Häufige Missverständnisse, sauber geklärt

  • „SFTP = sicheres FTP“Falsch. SFTP ist kein FTP, sondern ein eigenständiges Protokoll über SSH. Sicheres FTP im Sinne von „FTP mit Verschlüsselung“ heißt FTPS.
  • „Für FTP reicht Port 21 und 20“Nur teilweise. Im Passivmodus werden ephemere Ports verwendet, die Sie in der Firewall gezielt freigeben müssen.
  • „FTP im Browser ist noch Praxis“Nicht mehr. Chrome und Firefox haben die Unterstützung entfernt. Nutzen Sie stattdessen einen FTP-Client oder HTTPS-basierte Wege.

 

Zusammenfassung

FTP ist ein historisch bedeutender, funktional reifer Standard für Dateiübertragung mit klarer Trennung von Steuer- und Datenkanal.
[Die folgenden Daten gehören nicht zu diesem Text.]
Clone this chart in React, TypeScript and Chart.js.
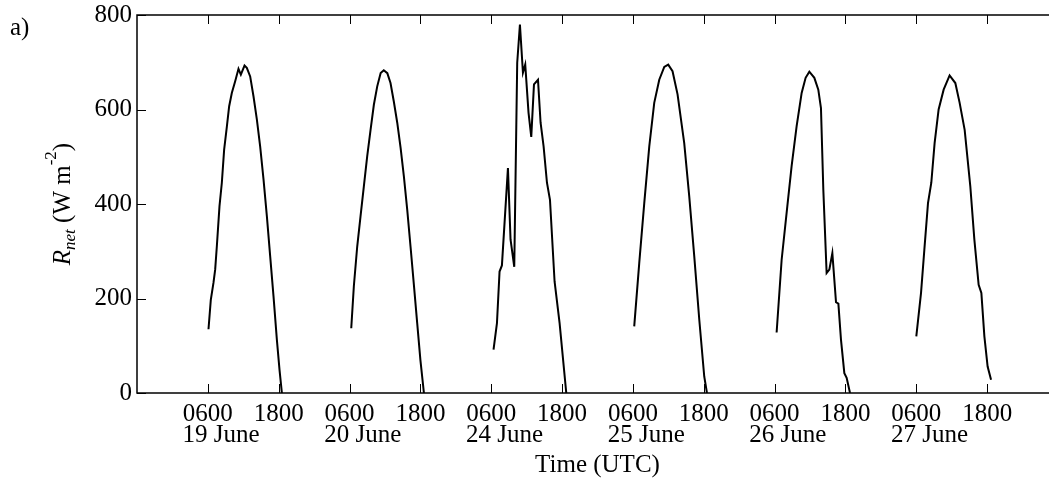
import React, { useEffect, useRef } from 'react';
import { Chart, registerables } from 'chart.js';

Chart.register(...registerables);

// ---- data ----
const dayLabels = ['19 June', '20 June', '24 June', '25 June', '26 June', '27 June'];
const tickHours = [6, 18];
const tickLabels = ['0600', '1800'];
const yTickValues = [0, 200, 400, 600, 800];

const june19Hour = [6.11, 6.5, 6.95, 7.24, 7.52, 7.97, 8.37, 8.76, 9.22, 9.61, 10.06, 10.63, 11.19, 11.59, 12.21, 12.6, 13.17, 13.73, 14.3, 14.86, 15.43, 16.0, 16.56, 17.12, 17.69, 18.14, 18.54];
const june19Rnet = [135, 197, 233, 261, 310, 395, 445, 515, 564, 607, 635, 660, 686, 674, 693, 688, 670, 628, 579, 522, 452, 374, 289, 205, 113, 49, 0];

const june20Hour = [6.29, 6.73, 7.3, 7.86, 8.42, 8.99, 9.56, 10.12, 10.69, 11.27, 11.8, 12.4, 12.94, 13.5, 14.08, 14.65, 15.2, 15.77, 16.33, 16.9, 17.46, 18.0, 18.6];
const june20Rnet = [137, 226, 310, 374, 437, 501, 557, 610, 649, 677, 683, 677, 656, 617, 572, 519, 459, 388, 310, 229, 148, 70, 0];

const june24Hour = [6.39, 6.97, 7.41, 7.81, 8.83, 9.27, 9.9, 10.4, 10.86, 11.37, 11.76, 12.32, 12.78, 13.24, 13.92, 14.36, 14.87, 15.44, 15.95, 16.73, 17.58, 18.71];
const june24Rnet = [92, 148, 257, 270, 476, 325, 267, 699, 780, 678, 695, 593, 542, 653, 663, 572, 522, 445, 409, 236, 148, 0];

const june25Hour = [6.22, 7.07, 7.92, 8.77, 9.61, 10.46, 11.31, 11.98, 12.71, 13.56, 14.69, 15.54, 16.39, 17.24, 18.08, 18.54];
const june25Rnet = [141, 275, 402, 522, 614, 663, 690, 695, 681, 632, 529, 416, 289, 155, 35, 0];

const june26Hour = [6.34, 7.19, 8.15, 8.88, 9.73, 10.58, 11.25, 11.88, 12.73, 13.4, 13.85, 14.25, 14.81, 15.27, 15.78, 16.4, 16.8, 17.24, 17.81, 18.2, 18.77];
const june26Rnet = [128, 282, 395, 480, 565, 635, 667, 680, 667, 642, 603, 430, 254, 261, 296, 192, 189, 113, 42, 32, 0];

const june27Hour = [6.0, 6.8, 7.36, 7.98, 8.54, 9.1, 9.78, 10.63, 11.64, 12.61, 13.34, 14.19, 15.15, 15.83, 16.56, 17.02, 17.53, 18.08, 18.66];
const june27Rnet = [120, 212, 303, 402, 445, 529, 600, 642, 672, 656, 614, 557, 437, 325, 229, 212, 120, 56, 28];

const dayHours = [june19Hour, june20Hour, june24Hour, june25Hour, june26Hour, june27Hour];
const dayRnet = [june19Rnet, june20Rnet, june24Rnet, june25Rnet, june26Rnet, june27Rnet];

const FONT = '"Liberation Serif", "Times New Roman", serif';
const HOURS_PER_SLOT = 24;
const DATE_LABEL_SHIFT = 2.25;

const decorPlugin = {
  id: 'decor',
  afterDraw(chart: any) {
    const { ctx, chartArea: a, scales } = chart;
    const x = scales.x;
    const y = scales.y;
    ctx.save();
    ctx.strokeStyle = '#000';
    ctx.lineWidth = 1;
    const L = 9;
    const seg = (x1: number, y1: number, x2: number, y2: number) => {
      ctx.beginPath();
      ctx.moveTo(x1, y1);
      ctx.lineTo(x2, y2);
      ctx.stroke();
    };
    x.ticks.forEach((t: any) => {
      const px = Math.round(x.getPixelForValue(t.value)) + 0.5;
      seg(px, a.bottom, px, a.bottom - L);
      seg(px, a.top, px, a.top + L);
    });
    y.ticks.forEach((t: any) => {
      const py = Math.round(y.getPixelForValue(t.value)) + 0.5;
      seg(a.left, py, a.left + L, py);
      seg(a.right, py, a.right - L, py);
    });
    ctx.lineWidth = 1.5;
    ctx.strokeRect(a.left, a.top, a.right - a.left, a.bottom - a.top);

    ctx.fillStyle = '#000';
    ctx.font = `25px ${FONT}`;
    ctx.textAlign = 'center';
    ctx.textBaseline = 'alphabetic';
    dayLabels.forEach((lab, i) => {
      ctx.fillText(lab, x.getPixelForValue(HOURS_PER_SLOT * i + 6 + DATE_LABEL_SHIFT), 442);
    });

    ctx.textAlign = 'left';
    ctx.fillText('a)', 10, 35);

    // y-axis title with subscript / superscript
    ctx.save();
    ctx.translate(70, (a.top + a.bottom) / 2);
    ctx.rotate(-Math.PI / 2);
    const parts = [
      { t: 'R', f: `italic 25px ${FONT}`, dy: 0 },
      { t: 'net', f: `italic 17px ${FONT}`, dy: 5 },
      { t: ' (W m', f: `25px ${FONT}`, dy: 0 },
      { t: '-2', f: `17px ${FONT}`, dy: -14 },
      { t: ')', f: `25px ${FONT}`, dy: 0 },
    ];
    let total = 0;
    const widths = parts.map((p) => {
      ctx.font = p.f;
      const w = ctx.measureText(p.t).width;
      total += w;
      return w;
    });
    let cx = -total / 2;
    parts.forEach((p, i) => {
      ctx.font = p.f;
      ctx.fillText(p.t, cx, p.dy);
      cx += widths[i];
    });
    ctx.restore();
    ctx.restore();
  },
};

export default function App() {
  const ref = useRef<HTMLCanvasElement | null>(null);
  useEffect(() => {
    if (!ref.current) return;
    const xTicks: number[] = [];
    dayLabels.forEach((_, i) => tickHours.forEach((h) => xTicks.push(HOURS_PER_SLOT * i + h)));
    const chart = new Chart(ref.current, {
      type: 'line',
      data: {
        datasets: dayHours.map((hours, i) => ({
          label: dayLabels[i],
          data: hours.map((h, j) => ({ x: HOURS_PER_SLOT * i + h, y: dayRnet[i][j] })),
          borderColor: '#000',
          borderWidth: 2,
          pointRadius: 0,
          tension: 0,
          fill: false,
        })),
      },
      options: {
        animation: false,
        responsive: false,
        devicePixelRatio: 1,
        layout: { padding: { top: 15, right: 2, left: 0, bottom: 0 } },
        plugins: { legend: { display: false }, tooltip: { enabled: false } },
        scales: {
          x: {
            type: 'linear',
            min: -6,
            max: 150,
            afterBuildTicks: (s: any) => {
              s.ticks = xTicks.map((v) => ({ value: v }));
            },
            afterFit: (s: any) => {
              s.height = 90;
              s.paddingLeft = 0;
              s.paddingRight = 0;
            },
            ticks: {
              autoSkip: false,
              maxRotation: 0,
              minRotation: 0,
              padding: 6,
              color: '#000',
              font: { family: FONT, size: 25 },
              callback: (v: any) => tickLabels[tickHours.indexOf(((Number(v) % 24) + 24) % 24)],
            },
            grid: { display: false, drawTicks: false },
            border: { display: false },
            title: {
              display: true,
              text: 'Time (UTC)',
              color: '#000',
              font: { family: FONT, size: 25 },
              padding: { top: 0, bottom: 3 },
            },
          },
          y: {
            min: 0,
            max: 800,
            afterBuildTicks: (s: any) => {
              s.ticks = yTickValues.map((v) => ({ value: v }));
            },
            afterFit: (s: any) => {
              s.width = 137;
              s.paddingTop = 0;
              s.paddingBottom = 0;
            },
            ticks: {
              padding: 5,
              color: '#000',
              font: { family: FONT, size: 25 },
            },
            grid: { display: false, drawTicks: false },
            border: { display: false },
          },
        },
      },
      plugins: [decorPlugin],
    } as any);
    return () => chart.destroy();
  }, []);
  return (
    <div style={{ position: 'fixed', left: 0, top: 0, width: 1049, height: 483, overflow: 'hidden', background: '#fff' }}>
      <canvas ref={ref} width={1060} height={483} style={{ width: 1060, height: 483, display: 'block' }} />
    </div>
  );
}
In heutigen Sicherheitsanforderungen hat Klartext-FTP jedoch kaum noch Platz. Setzen Sie FTPS dort ein, wo FTP-Semantik erforderlich ist, oder migrieren Sie konsequent auf SFTP bzw. HTTPS/WebDAV. Prüfen Sie Ihre Firewall-Regeln für passives FTP und nutzen Sie moderne Erweiterungen wie MLSD, SIZE, MDTM und REST, um Interoperabilität, Automatisierung und Resilienz zu verbessern.